Выражения лиц у всех четверых нас были примерно одинаковыми, хотя мое, скорее всего, выглядело самым мрачным, когда я снова услышала упоминание о чем-то гонадном.
– Нажмите «подтвердить лечение», чтобы начать терапию с вероятностью успеха двадцать пять процентов, или «отменить», чтобы прервать процедуру. Нажмите «узнать больше», чтобы получить дополнительную информацию о заболеваниях.
Талира, пожав плечами, указала на капсулу и невозмутимо предложила:
– Вперед?
– Что сказала капсула? – спросила я, все еще надеясь услышать что-то ободряющее.
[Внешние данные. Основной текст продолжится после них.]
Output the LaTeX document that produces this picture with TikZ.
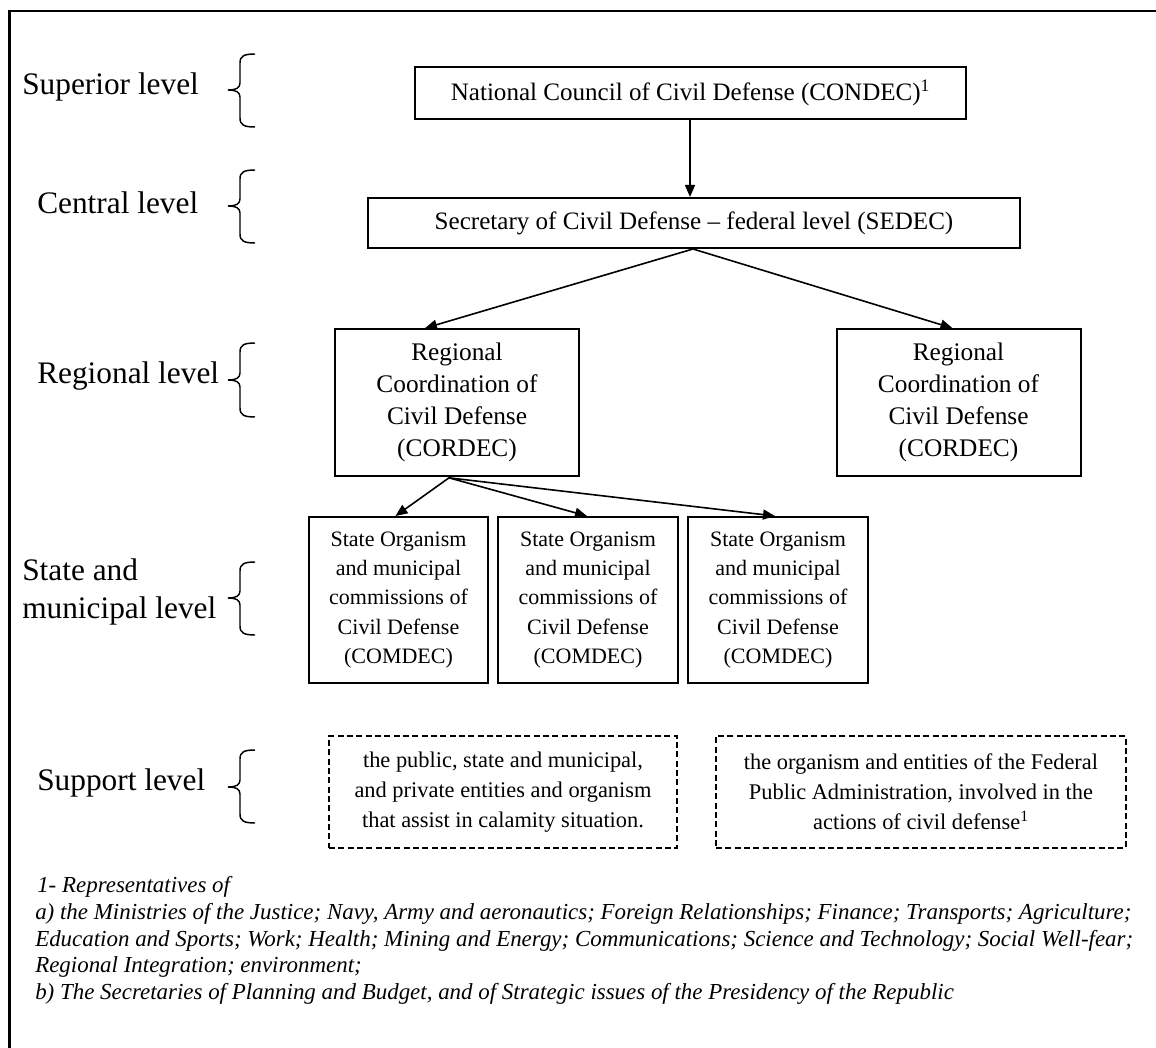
\documentclass[tikz,border=0pt]{standalone}
\usepackage{fontspec}
\setmainfont{Liberation Serif}
\usetikzlibrary{arrows.meta,calc}
\begin{document}
\begin{tikzpicture}[x=0.75pt,y=-0.75pt,
  lvl/.style={anchor=west,inner sep=0pt,font=\fontsize{23.5}{29}\selectfont,align=left},
  bigbox/.style={draw,line width=1.5pt,inner sep=0pt,align=center,font=\fontsize{18.8}{24}\selectfont},
  regbox/.style={draw,line width=1.5pt,inner sep=0pt,align=center,minimum width=183pt,minimum height=110pt,font=\fontsize{19}{24}\selectfont},
  combox/.style={draw,line width=1.5pt,inner sep=0pt,align=center,minimum width=134.5pt,minimum height=124.5pt,font=\fontsize{16.5}{21.8}\selectfont},
  supbox/.style={draw,line width=1.4pt,dash pattern=on 4.5pt off 2.5pt,inner sep=0pt,align=center,minimum height=84pt,font=\fontsize{16.8}{22.5}\selectfont},
  arr/.style={line width=1.2pt,-{Triangle[length=9pt,width=7.5pt]}},
  brc/.style={line width=1.1pt},
  note/.style={anchor=west,inner sep=0pt,font=\fontsize{17.2}{20}\selectfont\itshape}]
\useasboundingbox (0,0) rectangle (1156,1048);
\fill[white] (0,0) rectangle (1156,1048);
% frame
\draw[line width=1.9pt] (9.5,1048) -- (9.5,11) -- (1156,11);

% level labels
\node[lvl] (lsup) at (22,87) {Superior level};
\node[lvl] (lcen) at (37,203) {Central level};
\node[lvl] (lreg) at (37,376) {Regional level};
\node[lvl] (lsta) at (22,592) {State and\\municipal level};
\node[lvl] (lspt) at (37,783) {Support level};

% braces
\foreach \yt/\ym/\yb in {54/90/127, 170/206/243, 343/380/417, 562/598/635, 750/787/823}{
  \draw[brc] (255,\yt) .. controls (244,\yt) and (240,\yt+2) .. (240,\yt+9) -- (240,\ym-7)
    .. controls (240,\ym-2) and (236,\ym) .. (228,\ym)
    .. controls (236,\ym) and (240,\ym+2) .. (240,\ym+7) -- (240,\yb-9)
    .. controls (240,\yb-2) and (244,\yb) .. (255,\yb);
}

% boxes
\node[bigbox,minimum width=413pt,minimum height=39pt] (condec) at (690.5,93) {National Council of Civil Defense (CONDEC)\textsuperscript{1}};
\node[bigbox,minimum width=489pt,minimum height=37.5pt] (sedec) at (694,223) {Secretary of Civil Defense -- federal level (SEDEC)};
\node[regbox] (regL) at (457,402.5) {Regional\\Coordination of\\Civil Defense\\(CORDEC)};
\node[regbox] (regR) at (958.5,402.5) {Regional\\Coordination of\\Civil Defense\\(CORDEC)};
\node[combox] (comA) at (398.5,600) {State Organism\\and municipal\\commissions of\\Civil Defense\\(COMDEC)};
\node[combox] (comB) at (588,600) {State Organism\\and municipal\\commissions of\\Civil Defense\\(COMDEC)};
\node[combox] (comC) at (778,600) {State Organism\\and municipal\\commissions of\\Civil Defense\\(COMDEC)};
\node[supbox,minimum width=261pt] (supA) at (503,792) {the public, state and municipal,\\and private entities and organism\\that assist in calamity situation.};
\node[supbox,minimum width=307.5pt] (supB) at (921,792) {the organism and entities of the Federal\\Public Administration, involved in the\\actions of civil defense\textsuperscript{1}};

% connectors
\draw[arr] (condec.south -| 690,0) -- (sedec.north -| 690,0);
\coordinate (sedecOut) at ($(sedec.south)+(-1,0)$);
\draw[arr] (sedecOut) -- ($(regL.north)+(-32,0)$);
\draw[arr] (sedecOut) -- ($(regR.north)+(-6,0)$);
\coordinate (regOut) at ($(regL.south)+(-8,1)$);
\draw[arr] (regOut) -- ($(comA.north)+(-3,0)$);
\draw[arr] (regOut) -- ($(comB.north)+(-1,0)$);
\draw[arr] (regOut) -- ($(comC.north)+(-3,0)$);

% footnote
\node[note] (n1) at (37,887) {1- Representatives of};
\node[note] (n2) at (35,914) {a) the Ministries of the Justice; Navy, Army and aeronautics; Foreign Relationships; Finance; Transports; Agriculture;};
\node[note] (n3) at (35,941) {Education and Sports; Work; Health; Mining and Energy; Communications; Science and Technology; Social Well-fear;};
\node[note] (n4) at (35,967) {Regional Integration; environment;};
\node[note] (n5) at (35,994) {b) The Secretaries of Planning and Budget, and of Strategic issues of the Presidency of the Republic};
\end{tikzpicture}
\end{document}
– Понятия не имею! – девушка невинно улыбнулась. – С моей точки зрения это полная белиберда, я ничего не поняла.
Ну, если она не поняла, то у остальных и подавно не было ни малейшего шанса догадаться, что это был за поток слов.
Стоило мне улечься в капсуле, как Райлен тут же подошёл ко мне и крепко сжал мою руку — так крепко, что даже гул в ушах чуть притих.
Он не отпускал её, пока крышка не сомкнулась надо мной, пока всё вокруг не погрузилось в полную темноту.
Но долго в этой темноте я не пробыла — менее чем через минуту меня ослепил резкий красный свет, и вместе с ним прозвучала сирена, а затем всё тот же голос произнёс:
— Внимание. Субъект идентифицирован как носитель генома с признаками постнатальной модификации. В соответствии с регламентом клинической допустимости и протоколами терапевтического доступа, установленными для автоматизированных медицинских систем, лечение генно-редактированных лиц запрещено.
***
Можно ли измерить чувство, когда тебе кажется, что в жизни вот-вот произойдёт что-то хорошее, то, что изменит твою судьбу полностью — после того, как ты провела четверть века, убеждая себя, что надежды нет?
Привыкнув к мысли, что у меня никогда не будет собственных детей, я была готова стать частью чужой семьи — и находила в этом успокоение и даже счастье. Многие семьи так живут, в этом нет ничего постыдного.
Наверное, внутри меня всё ещё живёт — и мучается — некая надежда, что и для меня всё может быть иначе. И сколько бы я ни убеждала себя, что мне всё равно — в глубине души мне совсем не всё равно.
А сейчас та крохотная надежда, то чувство, что всё, во что я верила, связанное с собственной неполноценностью, может исчезнуть — просто умерло.
Резко. Неожиданно.
И терять это вновь оказалось стократ больнее, чем постепенно, годами, привыкать к подобной мысли.